### Dataset section ###

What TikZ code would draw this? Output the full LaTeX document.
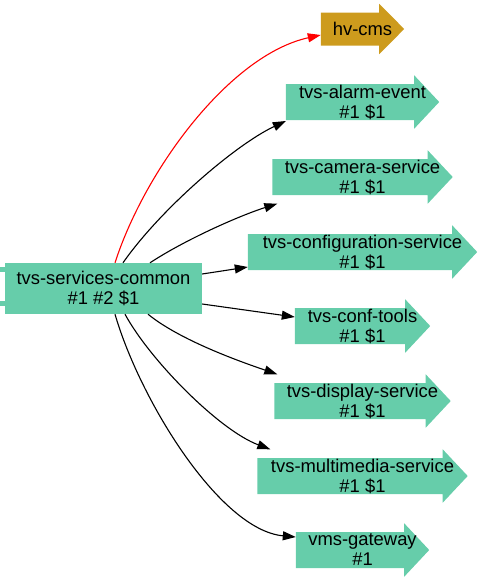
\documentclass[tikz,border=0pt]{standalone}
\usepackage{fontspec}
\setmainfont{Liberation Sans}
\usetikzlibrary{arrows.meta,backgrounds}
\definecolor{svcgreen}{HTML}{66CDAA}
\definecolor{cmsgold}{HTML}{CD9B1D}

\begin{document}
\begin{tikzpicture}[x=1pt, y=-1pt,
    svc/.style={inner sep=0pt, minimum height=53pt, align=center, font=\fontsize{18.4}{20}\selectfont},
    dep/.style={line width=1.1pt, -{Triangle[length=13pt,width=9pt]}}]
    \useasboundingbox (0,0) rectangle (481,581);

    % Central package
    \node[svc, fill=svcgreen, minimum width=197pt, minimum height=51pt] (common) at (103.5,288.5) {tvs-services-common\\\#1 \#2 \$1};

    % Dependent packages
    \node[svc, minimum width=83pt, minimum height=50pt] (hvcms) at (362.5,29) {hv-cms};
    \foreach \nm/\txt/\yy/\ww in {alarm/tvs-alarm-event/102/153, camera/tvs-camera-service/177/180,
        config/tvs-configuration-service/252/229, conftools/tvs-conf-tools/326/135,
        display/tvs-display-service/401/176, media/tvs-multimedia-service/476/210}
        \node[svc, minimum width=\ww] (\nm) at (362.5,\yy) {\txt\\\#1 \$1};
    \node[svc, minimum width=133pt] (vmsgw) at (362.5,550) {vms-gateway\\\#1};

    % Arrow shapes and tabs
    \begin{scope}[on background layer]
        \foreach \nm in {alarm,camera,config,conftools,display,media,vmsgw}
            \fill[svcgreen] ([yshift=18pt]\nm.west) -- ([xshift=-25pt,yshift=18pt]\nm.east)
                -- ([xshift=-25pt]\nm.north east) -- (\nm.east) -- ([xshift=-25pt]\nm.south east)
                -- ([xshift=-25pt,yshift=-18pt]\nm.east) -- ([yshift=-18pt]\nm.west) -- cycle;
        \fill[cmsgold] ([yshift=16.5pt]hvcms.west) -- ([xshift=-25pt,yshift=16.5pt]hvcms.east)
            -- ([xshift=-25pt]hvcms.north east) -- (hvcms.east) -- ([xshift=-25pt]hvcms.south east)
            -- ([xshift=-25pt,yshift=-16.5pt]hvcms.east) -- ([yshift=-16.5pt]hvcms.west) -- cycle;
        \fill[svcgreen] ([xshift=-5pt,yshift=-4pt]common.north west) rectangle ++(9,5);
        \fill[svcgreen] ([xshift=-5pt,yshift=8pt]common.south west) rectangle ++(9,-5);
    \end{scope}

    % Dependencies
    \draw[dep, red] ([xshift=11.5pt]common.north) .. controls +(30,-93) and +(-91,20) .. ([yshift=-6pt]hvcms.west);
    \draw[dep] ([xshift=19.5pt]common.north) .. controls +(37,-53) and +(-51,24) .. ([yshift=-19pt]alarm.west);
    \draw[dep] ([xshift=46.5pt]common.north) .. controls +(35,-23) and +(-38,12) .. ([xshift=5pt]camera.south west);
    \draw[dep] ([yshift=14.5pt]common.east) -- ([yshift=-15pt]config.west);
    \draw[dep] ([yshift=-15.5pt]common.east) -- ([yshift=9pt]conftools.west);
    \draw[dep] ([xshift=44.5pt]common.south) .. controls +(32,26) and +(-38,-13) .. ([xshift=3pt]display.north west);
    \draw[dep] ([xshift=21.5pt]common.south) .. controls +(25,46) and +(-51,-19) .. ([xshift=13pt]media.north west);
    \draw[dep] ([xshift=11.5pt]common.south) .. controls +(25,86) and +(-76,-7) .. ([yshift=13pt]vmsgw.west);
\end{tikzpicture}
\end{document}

###

**Short exercise:** Repeat the lines above exactly, and keep every picture out.

**Full solution:**
What TikZ code would draw this? Output the full LaTeX document.
\documentclass[tikz,border=0pt]{standalone}
\usepackage{fontspec}
\setmainfont{Liberation Sans}
\usetikzlibrary{arrows.meta,backgrounds}
\definecolor{svcgreen}{HTML}{66CDAA}
\definecolor{cmsgold}{HTML}{CD9B1D}

\begin{document}
\begin{tikzpicture}[x=1pt, y=-1pt,
    svc/.style={inner sep=0pt, minimum height=53pt, align=center, font=\fontsize{18.4}{20}\selectfont},
    dep/.style={line width=1.1pt, -{Triangle[length=13pt,width=9pt]}}]
    \useasboundingbox (0,0) rectangle (481,581);

    % Central package
    \node[svc, fill=svcgreen, minimum width=197pt, minimum height=51pt] (common) at (103.5,288.5) {tvs-services-common\\\#1 \#2 \$1};

    % Dependent packages
    \node[svc, minimum width=83pt, minimum height=50pt] (hvcms) at (362.5,29) {hv-cms};
    \foreach \nm/\txt/\yy/\ww in {alarm/tvs-alarm-event/102/153, camera/tvs-camera-service/177/180,
        config/tvs-configuration-service/252/229, conftools/tvs-conf-tools/326/135,
        display/tvs-display-service/401/176, media/tvs-multimedia-service/476/210}
        \node[svc, minimum width=\ww] (\nm) at (362.5,\yy) {\txt\\\#1 \$1};
    \node[svc, minimum width=133pt] (vmsgw) at (362.5,550) {vms-gateway\\\#1};

    % Arrow shapes and tabs
    \begin{scope}[on background layer]
        \foreach \nm in {alarm,camera,config,conftools,display,media,vmsgw}
            \fill[svcgreen] ([yshift=18pt]\nm.west) -- ([xshift=-25pt,yshift=18pt]\nm.east)
                -- ([xshift=-25pt]\nm.north east) -- (\nm.east) -- ([xshift=-25pt]\nm.south east)
                -- ([xshift=-25pt,yshift=-18pt]\nm.east) -- ([yshift=-18pt]\nm.west) -- cycle;
        \fill[cmsgold] ([yshift=16.5pt]hvcms.west) -- ([xshift=-25pt,yshift=16.5pt]hvcms.east)
            -- ([xshift=-25pt]hvcms.north east) -- (hvcms.east) -- ([xshift=-25pt]hvcms.south east)
            -- ([xshift=-25pt,yshift=-16.5pt]hvcms.east) -- ([yshift=-16.5pt]hvcms.west) -- cycle;
        \fill[svcgreen] ([xshift=-5pt,yshift=-4pt]common.north west) rectangle ++(9,5);
        \fill[svcgreen] ([xshift=-5pt,yshift=8pt]common.south west) rectangle ++(9,-5);
    \end{scope}

    % Dependencies
    \draw[dep, red] ([xshift=11.5pt]common.north) .. controls +(30,-93) and +(-91,20) .. ([yshift=-6pt]hvcms.west);
    \draw[dep] ([xshift=19.5pt]common.north) .. controls +(37,-53) and +(-51,24) .. ([yshift=-19pt]alarm.west);
    \draw[dep] ([xshift=46.5pt]common.north) .. controls +(35,-23) and +(-38,12) .. ([xshift=5pt]camera.south west);
    \draw[dep] ([yshift=14.5pt]common.east) -- ([yshift=-15pt]config.west);
    \draw[dep] ([yshift=-15.5pt]common.east) -- ([yshift=9pt]conftools.west);
    \draw[dep] ([xshift=44.5pt]common.south) .. controls +(32,26) and +(-38,-13) .. ([xshift=3pt]display.north west);
    \draw[dep] ([xshift=21.5pt]common.south) .. controls +(25,46) and +(-51,-19) .. ([xshift=13pt]media.north west);
    \draw[dep] ([xshift=11.5pt]common.south) .. controls +(25,86) and +(-76,-7) .. ([yshift=13pt]vmsgw.west);
\end{tikzpicture}
\end{document}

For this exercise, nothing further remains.